Borges observed that although Don Quixote sets the realities of provincial Spain against the dreams of chivalry, later generations of admiring readers would weave the squalid inns and dusty countryside into a romantic La Mancha. Exactly the same process has happened to Ulysses, only much faster: the material which nauseated Woolf and Lawrence with its tawdriness is now the subject of sentimental dressups and literary breakfasts.
This trip of mine is, originally, a pilgrimage to the top of the Martello tower at Sandycove, and I know that it’s a bit comical, really: an Australian, who discovered Ulysses by accident when he was eighteen, and was instantly captivated by – among other things – its inexhaustible respect for the quotidian, for the feeling that anything and everything (a man wiping his bum with a page from a magazine, a woman getting her period, the least flicker of thought in a moody student’s brain, pub gossip in a provincial city) was worth not just attending to but relishing and writing and laughing about; for that Australian to then grow up and eventually get around to travelling and go halfway around the world to stand at the top of the tower, the particular tower that opens the book, strikes me as funny. About five years ago, I discovered that there’s a Martello tower parked in the middle of Sydney Harbour, so I’ve known, in a sense, what the Joyce tower was going to look like for all my life: I think this is funny, too.
This trip was originally planned to take place in the Bloomsday centenary year, but that didn’t work out: life intervened, as it will, so in 2004 I re-read the novel and promised myself that I’d get to Dublin as soon as I could, not wanting to be like one of those characters in plays and 60s song lyrics who have an Unvisited City that they are Going to Get To Someday and it’s All Very Romantic.

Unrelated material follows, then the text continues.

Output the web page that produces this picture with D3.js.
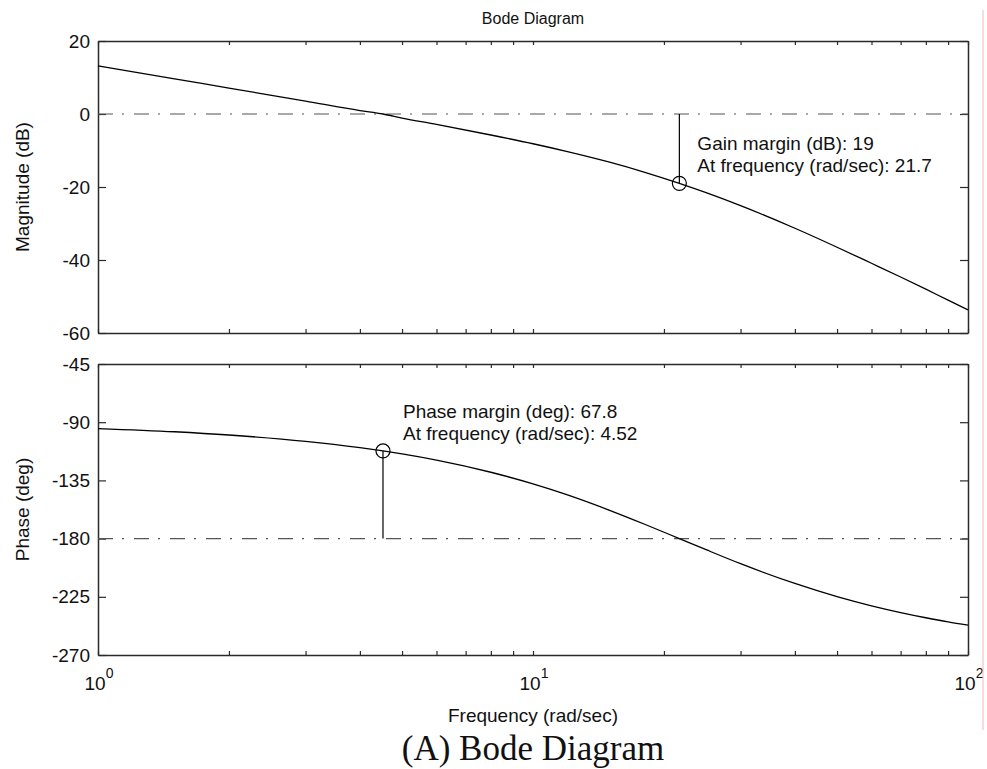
<!DOCTYPE html>
<html>
<head>
<meta charset="utf-8">
<script src="https://cdn.jsdelivr.net/npm/d3@7"></script>
<style>
  html, body { margin: 0; padding: 0; background: #fff; }
  svg { display: block; }
  text { font-family: "Liberation Sans", Arial, Helvetica, sans-serif; fill: #111; }
</style>
</head>
<body>
<svg id="chart" width="987" height="769"></svg>
<script>
// Open-loop frequency response samples (rad/sec, dB, degrees)
const freq     = [1, 1.5, 2, 3, 4, 4.52, 5, 6, 8, 10, 12, 15, 18, 21.7, 25, 30, 40, 50, 60, 70, 80, 90, 100];
const magDb    = [13.2, 9.65, 7.1, 3.55, 0.95, 0, -1.1, -2.85, -5.75, -8.15, -10.3, -13.2, -15.9, -19, -21.55, -25.1, -31.3, -36.5, -40.9, -44.65, -48.0, -51.0, -53.65];
const phaseDeg = [-94.9, -97.4, -99.9, -104.8, -109.7, -112.2, -114.5, -119.3, -128.7, -137.7, -146.2, -158.1, -168.7, -180, -188.6, -199.4, -214.7, -224.9, -232.0, -237.2, -241.2, -244.4, -246.9];

// Stability margins
const gainMarginDb = 19;
const gainCrossFreq = 21.7;
const phaseMarginDeg = 67.8;
const phaseCrossFreq = 4.52;

// Axis ticks
const magTicks = [20, 0, -20, -40, -60];
const phaseTicks = [-45, -90, -135, -180, -225, -270];
const decadeTicks = [1, 10, 100];
const decadeExp = ["0", "1", "2"];
const freqTicks = [1, 2, 3, 4, 5, 6, 7, 8, 9, 10, 20, 30, 40, 50, 60, 70, 80, 90, 100];

const svg = d3.select("#chart");
svg.append("rect").attr("width", 987).attr("height", 769).attr("fill", "#fff");

const left = 98, right = 968;
const magTop = 41, magBottom = 333;
const phTop = 364, phBottom = 655;

const x = d3.scaleLog().domain([1, 100]).range([left, right]);
const yMag = d3.scaleLinear().domain([-60, 20]).range([magBottom, magTop]);
const yPh = d3.scaleLinear().domain([-270, -45]).range([phBottom, phTop]);

const axisColor = "#2a2a2a";

function drawPanel(y, yTicks, top, bottom) {
  const g = svg.append("g");
  // ticks along top and bottom edges, pointing inward
  g.append("g").attr("transform", `translate(0,${bottom})`)
    .call(d3.axisBottom(x).tickValues(freqTicks).tickSizeInner(-4).tickSizeOuter(0).tickFormat(""));
  g.append("g").attr("transform", `translate(0,${top})`)
    .call(d3.axisTop(x).tickValues(freqTicks).tickSizeInner(-4).tickSizeOuter(0).tickFormat(""));
  // left axis with labels, right axis ticks only
  g.append("g").attr("transform", `translate(${left},0)`)
    .call(d3.axisLeft(y).tickValues(yTicks).tickSizeInner(-8).tickSizeOuter(0).tickPadding(8).tickFormat(d => String(d)));
  g.append("g").attr("transform", `translate(${right},0)`)
    .call(d3.axisRight(y).tickValues(yTicks).tickSizeInner(-8).tickSizeOuter(0).tickFormat(""));
  g.selectAll(".domain").attr("stroke", axisColor).attr("stroke-width", 1.5);
  g.selectAll(".tick line").attr("stroke", axisColor).attr("stroke-width", 1.2);
  g.selectAll(".tick text").attr("font-size", 19).attr("fill", "#111")
    .attr("font-family", "'Liberation Sans', Arial, sans-serif");
  return g;
}

drawPanel(yMag, magTicks, magTop, magBottom);
drawPanel(yPh, phaseTicks, phTop, phBottom);

// Reference lines: 0 dB and -180 deg
const dashStyle = "15,9,2,10";
svg.append("line")
  .attr("x1", left).attr("x2", right).attr("y1", yMag(0)).attr("y2", yMag(0))
  .attr("stroke", "#555").attr("stroke-width", 1.2).attr("stroke-dasharray", dashStyle);
svg.append("line")
  .attr("x1", left).attr("x2", right).attr("y1", yPh(-180)).attr("y2", yPh(-180))
  .attr("stroke", "#555").attr("stroke-width", 1.2).attr("stroke-dasharray", dashStyle);

// Response curves
const magLine = d3.line().x((d, i) => x(freq[i])).y(d => yMag(d)).curve(d3.curveMonotoneX);
const phLine = d3.line().x((d, i) => x(freq[i])).y(d => yPh(d)).curve(d3.curveMonotoneX);
svg.append("path").attr("d", magLine(magDb)).attr("fill", "none").attr("stroke", "#000").attr("stroke-width", 1.3);
svg.append("path").attr("d", phLine(phaseDeg)).attr("fill", "none").attr("stroke", "#000").attr("stroke-width", 1.3);

// Gain margin marker
const gx = x(gainCrossFreq);
svg.append("line").attr("x1", gx).attr("x2", gx).attr("y1", yMag(0)).attr("y2", yMag(-gainMarginDb))
  .attr("stroke", "#000").attr("stroke-width", 1.2);
svg.append("circle").attr("cx", gx).attr("cy", yMag(-gainMarginDb)).attr("r", 7)
  .attr("fill", "none").attr("stroke", "#000").attr("stroke-width", 1.2);
svg.append("text").attr("x", gx + 18).attr("y", 150).attr("font-size", 19)
  .text(`Gain margin (dB): ${gainMarginDb}`);
svg.append("text").attr("x", gx + 18).attr("y", 172).attr("font-size", 19)
  .text(`At frequency (rad/sec): ${gainCrossFreq}`);

// Phase margin marker
const px = x(phaseCrossFreq);
const pyDeg = -180 + phaseMarginDeg;
svg.append("line").attr("x1", px).attr("x2", px).attr("y1", yPh(pyDeg)).attr("y2", yPh(-180))
  .attr("stroke", "#000").attr("stroke-width", 1.2);
svg.append("circle").attr("cx", px).attr("cy", yPh(pyDeg)).attr("r", 7)
  .attr("fill", "none").attr("stroke", "#000").attr("stroke-width", 1.2);
svg.append("text").attr("x", px + 20).attr("y", 418).attr("font-size", 19)
  .text(`Phase margin (deg): ${phaseMarginDeg}`);
svg.append("text").attr("x", px + 20).attr("y", 440).attr("font-size", 19)
  .text(`At frequency (rad/sec): ${phaseCrossFreq}`);

// Decade labels 10^n under the phase panel
const dec = svg.append("g").selectAll("text").data(decadeTicks).join("text")
  .attr("x", d => x(d) + 1).attr("y", 690).attr("text-anchor", "middle").attr("font-size", 19);
dec.append("tspan").text("10");
dec.append("tspan").attr("dy", -12).attr("font-size", 14).text((d, i) => decadeExp[i]);

// Titles and axis labels
svg.append("text").attr("x", (left + right) / 2).attr("y", 24).attr("text-anchor", "middle")
  .attr("font-size", 16).text("Bode Diagram");
svg.append("text").attr("transform", `translate(29,${(magTop + magBottom) / 2}) rotate(-90)`)
  .attr("text-anchor", "middle").attr("font-size", 19).text("Magnitude (dB)");
svg.append("text").attr("transform", `translate(29,${(phTop + phBottom) / 2}) rotate(-90)`)
  .attr("text-anchor", "middle").attr("font-size", 19).text("Phase (deg)");
svg.append("text").attr("x", (left + right) / 2).attr("y", 722).attr("text-anchor", "middle")
  .attr("font-size", 19).text("Frequency (rad/sec)");
svg.append("text").attr("x", (left + right) / 2).attr("y", 760).attr("text-anchor", "middle")
  .attr("font-size", 35)
  .style("font-family", "'Liberation Serif', 'Times New Roman', serif")
  .text("(A) Bode Diagram");

// Thin rule along the right edge
svg.append("line").attr("x1", 983).attr("x2", 983).attr("y1", 10).attr("y2", 730)
  .attr("stroke", "#f3b7bf").attr("stroke-width", 1);
</script>
</body>
</html>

That message about the quotidian saved me when I was eighteen and it never fails to cheer me up now, and the view from Sandycove was wonderfully like the images in my head from Joyce’s descriptions. The Museum is not as tacky as some of the guidebooks had indicated, although the plaster panther in the fireplace is a bit ridiculous. But then, as the Willingdone Museyroom episode in Finnegans Wake reminds us, all museums are fountains of unintentional comedy.
I went to Sandycove on the DART. On the way there, as the train was pulling into Booterstown station, a tremendous roaring was heard, startlingly loud even over the sound of the train: a horde of boys from Blackrock College, swarming madly over the footbridge and yelling like Vikings while their teachers tried to hold them back with pathetic cries of “Lads! Lads!” When they all crowded on board the train filled with a remarkable stench. Was it the boys? Booterstown smelled like that on the way back. So I think it was the marsh.
That evening I went on the Dublin Literary Pub Crawl, which was great fun. Told one of the actors who do the tour that there’s a Martello tower in Sydney Harbour too, and met an Australian who had just helped open the first new gold mine in Ireland in a couple of thousand years. Came second in the quiz at the end, won a miniature bottle of Jamesons’.
The tour ends at Davy Byrnes; all the guidebooks moan a bit about how much the interior has changed since Bloom ate his gorgonzola sandwich there, but what they don’t often say is that the Art Deco fitout is really quite beautiful, and that it’s an exceptionally friendly pub in a city of friendly pubs.